Record list =
++++++++++

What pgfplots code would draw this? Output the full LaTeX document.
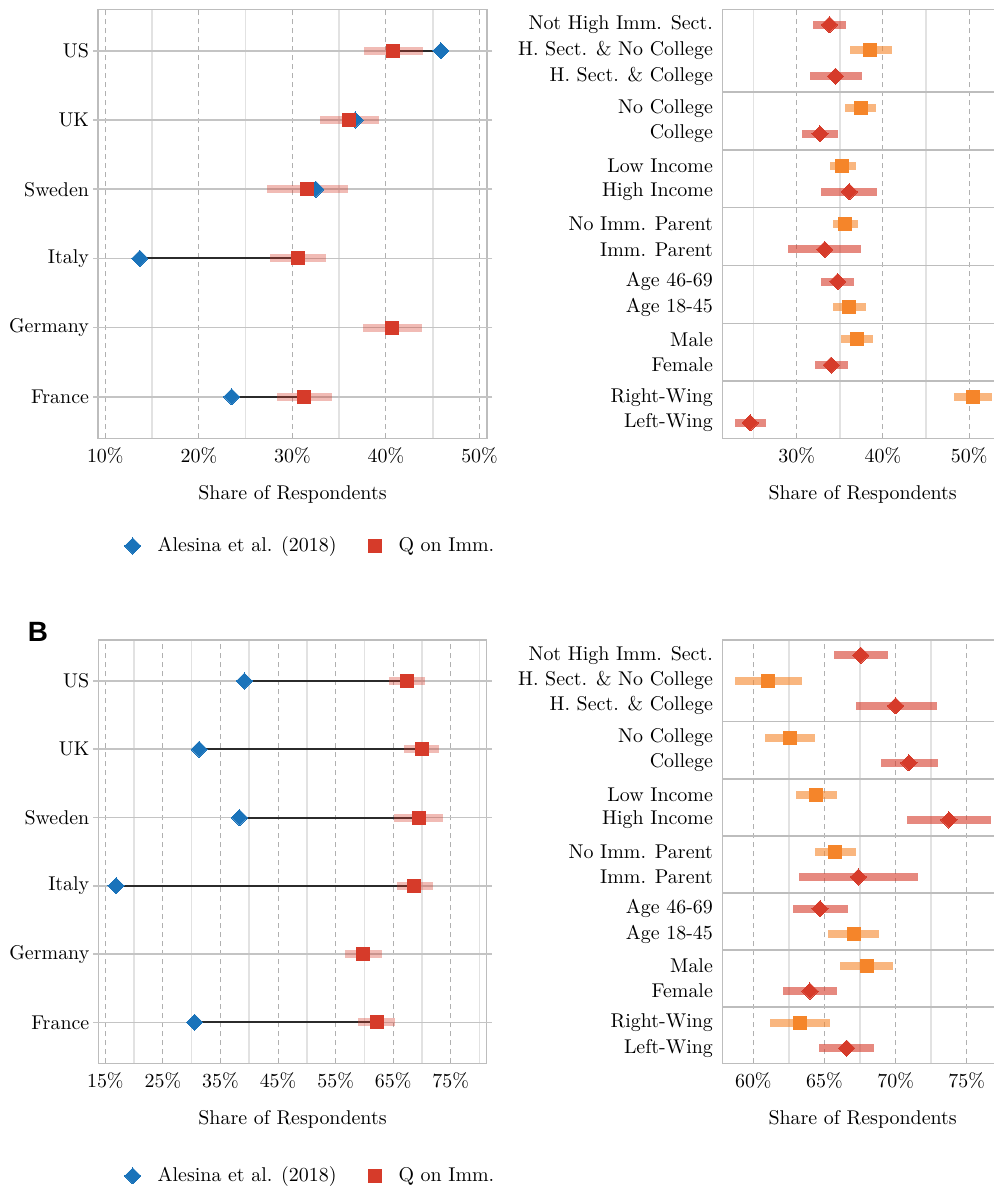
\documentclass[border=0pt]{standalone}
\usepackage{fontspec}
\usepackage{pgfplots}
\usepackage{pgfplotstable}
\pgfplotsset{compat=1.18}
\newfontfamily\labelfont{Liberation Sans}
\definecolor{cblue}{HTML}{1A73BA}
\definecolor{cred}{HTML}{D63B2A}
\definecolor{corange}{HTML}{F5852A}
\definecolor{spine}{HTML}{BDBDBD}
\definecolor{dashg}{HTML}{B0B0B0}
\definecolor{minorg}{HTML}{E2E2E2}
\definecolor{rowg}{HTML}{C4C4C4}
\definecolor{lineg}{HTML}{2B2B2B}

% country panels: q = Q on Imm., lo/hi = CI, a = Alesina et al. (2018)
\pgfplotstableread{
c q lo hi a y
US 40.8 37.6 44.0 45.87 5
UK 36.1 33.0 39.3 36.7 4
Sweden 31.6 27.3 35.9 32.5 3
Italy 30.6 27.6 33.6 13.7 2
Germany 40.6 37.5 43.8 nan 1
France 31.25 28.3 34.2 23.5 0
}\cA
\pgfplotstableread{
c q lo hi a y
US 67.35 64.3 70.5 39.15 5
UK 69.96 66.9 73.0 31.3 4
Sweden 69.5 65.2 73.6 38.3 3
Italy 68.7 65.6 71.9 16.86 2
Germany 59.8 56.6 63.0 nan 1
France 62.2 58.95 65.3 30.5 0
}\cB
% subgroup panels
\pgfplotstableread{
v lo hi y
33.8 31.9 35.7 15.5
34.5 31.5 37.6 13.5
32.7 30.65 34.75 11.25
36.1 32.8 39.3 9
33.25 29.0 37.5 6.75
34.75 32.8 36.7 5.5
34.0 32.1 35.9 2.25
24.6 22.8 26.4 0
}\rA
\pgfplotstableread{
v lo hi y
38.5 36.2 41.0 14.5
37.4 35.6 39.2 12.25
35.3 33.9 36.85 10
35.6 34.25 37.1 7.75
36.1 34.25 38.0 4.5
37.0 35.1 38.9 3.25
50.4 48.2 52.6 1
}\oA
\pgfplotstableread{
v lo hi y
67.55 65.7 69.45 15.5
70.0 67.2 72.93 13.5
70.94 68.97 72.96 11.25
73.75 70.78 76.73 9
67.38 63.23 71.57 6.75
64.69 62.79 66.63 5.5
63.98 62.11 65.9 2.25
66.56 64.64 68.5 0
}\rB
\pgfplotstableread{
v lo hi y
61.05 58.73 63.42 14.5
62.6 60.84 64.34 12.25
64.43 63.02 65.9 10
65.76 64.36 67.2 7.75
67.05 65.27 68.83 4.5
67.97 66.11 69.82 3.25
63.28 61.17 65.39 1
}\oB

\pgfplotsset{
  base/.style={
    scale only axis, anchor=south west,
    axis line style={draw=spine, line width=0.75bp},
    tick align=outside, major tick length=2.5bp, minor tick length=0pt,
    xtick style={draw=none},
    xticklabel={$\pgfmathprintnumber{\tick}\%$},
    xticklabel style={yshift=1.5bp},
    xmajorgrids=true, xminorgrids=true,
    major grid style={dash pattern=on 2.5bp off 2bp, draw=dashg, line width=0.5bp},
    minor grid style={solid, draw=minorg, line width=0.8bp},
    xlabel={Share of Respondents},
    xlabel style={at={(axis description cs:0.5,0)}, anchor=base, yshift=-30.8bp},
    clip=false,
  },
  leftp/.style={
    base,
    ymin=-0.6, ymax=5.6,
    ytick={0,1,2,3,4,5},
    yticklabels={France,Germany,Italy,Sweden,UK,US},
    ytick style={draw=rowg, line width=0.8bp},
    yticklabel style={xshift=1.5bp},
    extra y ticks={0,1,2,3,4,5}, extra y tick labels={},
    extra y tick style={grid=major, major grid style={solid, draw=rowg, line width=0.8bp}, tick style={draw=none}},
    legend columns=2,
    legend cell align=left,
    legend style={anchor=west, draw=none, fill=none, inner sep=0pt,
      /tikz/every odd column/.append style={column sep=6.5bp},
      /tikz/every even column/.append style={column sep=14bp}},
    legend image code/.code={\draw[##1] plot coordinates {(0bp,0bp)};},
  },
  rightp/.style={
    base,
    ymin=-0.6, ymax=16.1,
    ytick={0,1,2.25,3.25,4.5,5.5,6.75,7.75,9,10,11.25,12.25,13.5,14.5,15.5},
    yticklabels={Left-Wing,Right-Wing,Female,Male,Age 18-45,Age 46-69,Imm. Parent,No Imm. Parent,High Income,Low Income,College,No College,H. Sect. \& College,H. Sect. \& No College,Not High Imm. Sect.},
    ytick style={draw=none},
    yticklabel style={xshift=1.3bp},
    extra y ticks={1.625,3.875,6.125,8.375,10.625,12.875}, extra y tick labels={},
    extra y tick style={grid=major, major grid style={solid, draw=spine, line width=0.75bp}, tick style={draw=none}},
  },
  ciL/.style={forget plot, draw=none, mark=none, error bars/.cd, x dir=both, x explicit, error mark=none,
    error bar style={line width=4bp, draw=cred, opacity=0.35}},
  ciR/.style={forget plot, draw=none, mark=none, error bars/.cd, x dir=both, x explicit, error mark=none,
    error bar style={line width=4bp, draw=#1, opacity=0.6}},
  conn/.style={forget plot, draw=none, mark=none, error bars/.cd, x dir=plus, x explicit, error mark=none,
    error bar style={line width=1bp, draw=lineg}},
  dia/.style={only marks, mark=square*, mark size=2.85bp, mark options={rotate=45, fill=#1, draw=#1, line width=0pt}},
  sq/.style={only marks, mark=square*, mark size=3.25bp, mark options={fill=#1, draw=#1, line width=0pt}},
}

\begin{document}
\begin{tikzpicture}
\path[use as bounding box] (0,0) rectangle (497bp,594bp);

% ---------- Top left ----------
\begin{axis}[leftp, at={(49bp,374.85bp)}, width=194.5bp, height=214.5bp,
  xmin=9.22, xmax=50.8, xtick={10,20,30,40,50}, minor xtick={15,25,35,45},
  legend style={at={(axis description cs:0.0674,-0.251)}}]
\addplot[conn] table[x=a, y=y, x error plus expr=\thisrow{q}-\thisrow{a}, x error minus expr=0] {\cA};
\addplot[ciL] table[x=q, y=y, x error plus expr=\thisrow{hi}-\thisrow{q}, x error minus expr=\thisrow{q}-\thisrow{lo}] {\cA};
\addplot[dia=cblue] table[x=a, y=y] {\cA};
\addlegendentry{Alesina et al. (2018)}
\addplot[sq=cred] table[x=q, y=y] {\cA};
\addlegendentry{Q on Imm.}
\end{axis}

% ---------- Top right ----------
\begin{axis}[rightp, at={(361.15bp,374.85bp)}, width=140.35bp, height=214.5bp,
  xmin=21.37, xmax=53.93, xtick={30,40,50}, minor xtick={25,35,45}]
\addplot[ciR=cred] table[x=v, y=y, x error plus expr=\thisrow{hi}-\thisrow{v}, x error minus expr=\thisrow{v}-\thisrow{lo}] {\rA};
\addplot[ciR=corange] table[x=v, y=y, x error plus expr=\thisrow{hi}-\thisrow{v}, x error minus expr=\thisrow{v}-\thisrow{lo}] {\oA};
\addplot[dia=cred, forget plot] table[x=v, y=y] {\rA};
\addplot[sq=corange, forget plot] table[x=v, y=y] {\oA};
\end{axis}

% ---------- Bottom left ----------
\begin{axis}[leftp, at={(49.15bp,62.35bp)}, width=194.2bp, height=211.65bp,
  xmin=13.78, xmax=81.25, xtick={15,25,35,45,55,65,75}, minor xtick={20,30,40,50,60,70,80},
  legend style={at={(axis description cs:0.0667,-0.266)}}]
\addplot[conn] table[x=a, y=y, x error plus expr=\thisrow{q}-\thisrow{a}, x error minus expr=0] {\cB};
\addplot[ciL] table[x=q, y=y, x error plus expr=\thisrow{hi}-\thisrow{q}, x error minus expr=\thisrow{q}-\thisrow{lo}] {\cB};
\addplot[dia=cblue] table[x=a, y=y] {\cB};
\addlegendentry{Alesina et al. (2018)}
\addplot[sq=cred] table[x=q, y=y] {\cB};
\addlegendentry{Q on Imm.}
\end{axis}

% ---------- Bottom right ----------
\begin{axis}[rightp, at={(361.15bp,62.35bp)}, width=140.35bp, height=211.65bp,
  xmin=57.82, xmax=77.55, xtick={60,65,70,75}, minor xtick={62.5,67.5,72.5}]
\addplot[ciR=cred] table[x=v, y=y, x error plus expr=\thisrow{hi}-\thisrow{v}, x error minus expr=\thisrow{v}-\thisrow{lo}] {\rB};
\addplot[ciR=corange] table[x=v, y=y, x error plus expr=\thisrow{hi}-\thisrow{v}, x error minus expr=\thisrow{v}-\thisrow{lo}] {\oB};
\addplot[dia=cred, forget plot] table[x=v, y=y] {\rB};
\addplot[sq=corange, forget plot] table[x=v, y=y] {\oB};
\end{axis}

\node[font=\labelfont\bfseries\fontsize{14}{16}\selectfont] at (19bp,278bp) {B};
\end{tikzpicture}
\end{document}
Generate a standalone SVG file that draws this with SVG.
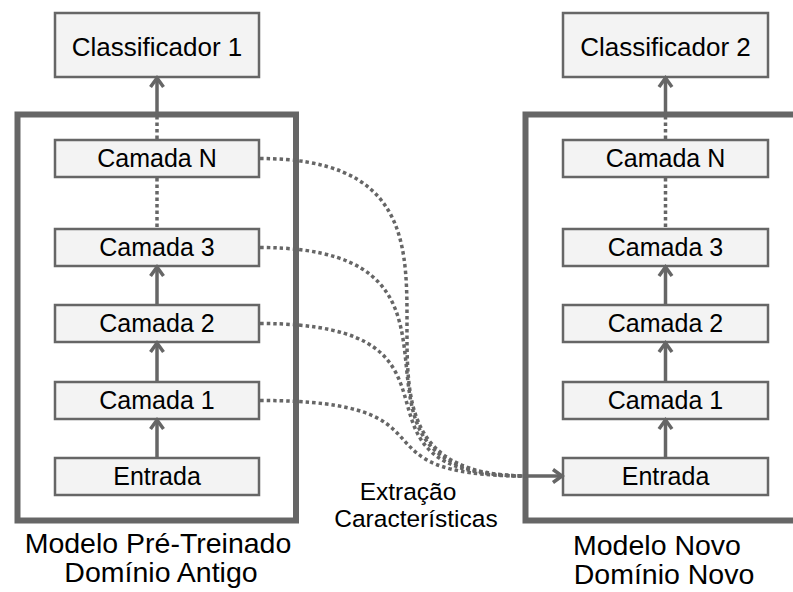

++++++++++

Work required =
Which lines above contain the word "code"? Copy each of them.

Task solution =
What pgfplots code would draw this? Output the full LaTeX document.
    legend image code/.code={\draw[##1] plot coordinates {(0bp,0bp)};},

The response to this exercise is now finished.